**INFORMATION SHOWN:**
%%

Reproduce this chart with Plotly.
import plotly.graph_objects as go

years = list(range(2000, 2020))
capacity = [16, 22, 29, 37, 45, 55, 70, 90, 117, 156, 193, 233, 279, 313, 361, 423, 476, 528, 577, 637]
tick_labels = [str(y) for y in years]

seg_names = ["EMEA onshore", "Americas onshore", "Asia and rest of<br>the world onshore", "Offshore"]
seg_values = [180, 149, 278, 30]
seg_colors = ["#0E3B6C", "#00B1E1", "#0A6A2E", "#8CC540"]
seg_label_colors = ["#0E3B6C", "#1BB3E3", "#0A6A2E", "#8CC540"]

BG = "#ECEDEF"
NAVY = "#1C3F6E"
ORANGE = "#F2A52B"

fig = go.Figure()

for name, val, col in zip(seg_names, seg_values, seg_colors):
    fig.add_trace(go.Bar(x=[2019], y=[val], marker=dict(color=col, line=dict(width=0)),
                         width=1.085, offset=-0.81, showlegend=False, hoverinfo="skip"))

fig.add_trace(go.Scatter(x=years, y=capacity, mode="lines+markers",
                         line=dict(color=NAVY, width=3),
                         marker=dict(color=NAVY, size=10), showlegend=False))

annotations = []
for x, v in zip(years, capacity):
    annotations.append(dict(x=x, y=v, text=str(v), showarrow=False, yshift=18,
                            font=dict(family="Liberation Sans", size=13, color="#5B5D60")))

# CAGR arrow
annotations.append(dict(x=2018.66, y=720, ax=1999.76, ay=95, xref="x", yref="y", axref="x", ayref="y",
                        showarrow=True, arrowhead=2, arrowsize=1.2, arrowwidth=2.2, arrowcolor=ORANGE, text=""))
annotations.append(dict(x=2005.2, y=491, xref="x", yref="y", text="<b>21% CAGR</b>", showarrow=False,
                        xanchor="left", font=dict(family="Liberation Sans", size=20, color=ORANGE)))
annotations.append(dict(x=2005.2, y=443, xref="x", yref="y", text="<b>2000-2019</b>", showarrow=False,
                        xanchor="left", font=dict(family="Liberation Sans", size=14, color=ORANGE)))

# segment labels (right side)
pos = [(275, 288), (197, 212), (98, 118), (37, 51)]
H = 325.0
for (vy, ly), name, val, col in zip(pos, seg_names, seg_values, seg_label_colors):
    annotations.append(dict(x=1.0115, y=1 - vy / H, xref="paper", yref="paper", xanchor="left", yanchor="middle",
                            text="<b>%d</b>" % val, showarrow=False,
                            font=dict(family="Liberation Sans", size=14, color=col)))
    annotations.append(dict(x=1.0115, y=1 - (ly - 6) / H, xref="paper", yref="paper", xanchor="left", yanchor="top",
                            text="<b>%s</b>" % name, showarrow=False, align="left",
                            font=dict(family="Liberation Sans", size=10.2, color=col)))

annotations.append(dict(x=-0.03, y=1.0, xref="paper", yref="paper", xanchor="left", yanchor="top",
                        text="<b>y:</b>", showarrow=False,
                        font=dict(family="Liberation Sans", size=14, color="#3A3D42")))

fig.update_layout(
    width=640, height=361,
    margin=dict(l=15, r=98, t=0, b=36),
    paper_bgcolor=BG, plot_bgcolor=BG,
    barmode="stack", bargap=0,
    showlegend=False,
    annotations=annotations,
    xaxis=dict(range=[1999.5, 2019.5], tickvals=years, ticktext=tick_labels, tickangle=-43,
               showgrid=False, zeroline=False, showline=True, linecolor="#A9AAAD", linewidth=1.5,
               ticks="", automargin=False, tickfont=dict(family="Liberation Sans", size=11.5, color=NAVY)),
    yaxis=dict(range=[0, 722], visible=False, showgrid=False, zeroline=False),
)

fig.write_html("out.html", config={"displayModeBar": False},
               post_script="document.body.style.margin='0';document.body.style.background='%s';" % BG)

%%

**DIRECTIONS FOR THIS TASK:**
Repeat the material word for word, in full.

**ANSWER TO THE EXERCISE:**
Reproduce this chart with Plotly.
import plotly.graph_objects as go

years = list(range(2000, 2020))
capacity = [16, 22, 29, 37, 45, 55, 70, 90, 117, 156, 193, 233, 279, 313, 361, 423, 476, 528, 577, 637]
tick_labels = [str(y) for y in years]

seg_names = ["EMEA onshore", "Americas onshore", "Asia and rest of<br>the world onshore", "Offshore"]
seg_values = [180, 149, 278, 30]
seg_colors = ["#0E3B6C", "#00B1E1", "#0A6A2E", "#8CC540"]
seg_label_colors = ["#0E3B6C", "#1BB3E3", "#0A6A2E", "#8CC540"]

BG = "#ECEDEF"
NAVY = "#1C3F6E"
ORANGE = "#F2A52B"

fig = go.Figure()

for name, val, col in zip(seg_names, seg_values, seg_colors):
    fig.add_trace(go.Bar(x=[2019], y=[val], marker=dict(color=col, line=dict(width=0)),
                         width=1.085, offset=-0.81, showlegend=False, hoverinfo="skip"))

fig.add_trace(go.Scatter(x=years, y=capacity, mode="lines+markers",
                         line=dict(color=NAVY, width=3),
                         marker=dict(color=NAVY, size=10), showlegend=False))

annotations = []
for x, v in zip(years, capacity):
    annotations.append(dict(x=x, y=v, text=str(v), showarrow=False, yshift=18,
                            font=dict(family="Liberation Sans", size=13, color="#5B5D60")))

# CAGR arrow
annotations.append(dict(x=2018.66, y=720, ax=1999.76, ay=95, xref="x", yref="y", axref="x", ayref="y",
                        showarrow=True, arrowhead=2, arrowsize=1.2, arrowwidth=2.2, arrowcolor=ORANGE, text=""))
annotations.append(dict(x=2005.2, y=491, xref="x", yref="y", text="<b>21% CAGR</b>", showarrow=False,
                        xanchor="left", font=dict(family="Liberation Sans", size=20, color=ORANGE)))
annotations.append(dict(x=2005.2, y=443, xref="x", yref="y", text="<b>2000-2019</b>", showarrow=False,
                        xanchor="left", font=dict(family="Liberation Sans", size=14, color=ORANGE)))

# segment labels (right side)
pos = [(275, 288), (197, 212), (98, 118), (37, 51)]
H = 325.0
for (vy, ly), name, val, col in zip(pos, seg_names, seg_values, seg_label_colors):
    annotations.append(dict(x=1.0115, y=1 - vy / H, xref="paper", yref="paper", xanchor="left", yanchor="middle",
                            text="<b>%d</b>" % val, showarrow=False,
                            font=dict(family="Liberation Sans", size=14, color=col)))
    annotations.append(dict(x=1.0115, y=1 - (ly - 6) / H, xref="paper", yref="paper", xanchor="left", yanchor="top",
                            text="<b>%s</b>" % name, showarrow=False, align="left",
                            font=dict(family="Liberation Sans", size=10.2, color=col)))

annotations.append(dict(x=-0.03, y=1.0, xref="paper", yref="paper", xanchor="left", yanchor="top",
                        text="<b>y:</b>", showarrow=False,
                        font=dict(family="Liberation Sans", size=14, color="#3A3D42")))

fig.update_layout(
    width=640, height=361,
    margin=dict(l=15, r=98, t=0, b=36),
    paper_bgcolor=BG, plot_bgcolor=BG,
    barmode="stack", bargap=0,
    showlegend=False,
    annotations=annotations,
    xaxis=dict(range=[1999.5, 2019.5], tickvals=years, ticktext=tick_labels, tickangle=-43,
               showgrid=False, zeroline=False, showline=True, linecolor="#A9AAAD", linewidth=1.5,
               ticks="", automargin=False, tickfont=dict(family="Liberation Sans", size=11.5, color=NAVY)),
    yaxis=dict(range=[0, 722], visible=False, showgrid=False, zeroline=False),
)

fig.write_html("out.html", config={"displayModeBar": False},
               post_script="document.body.style.margin='0';document.body.style.background='%s';" % BG)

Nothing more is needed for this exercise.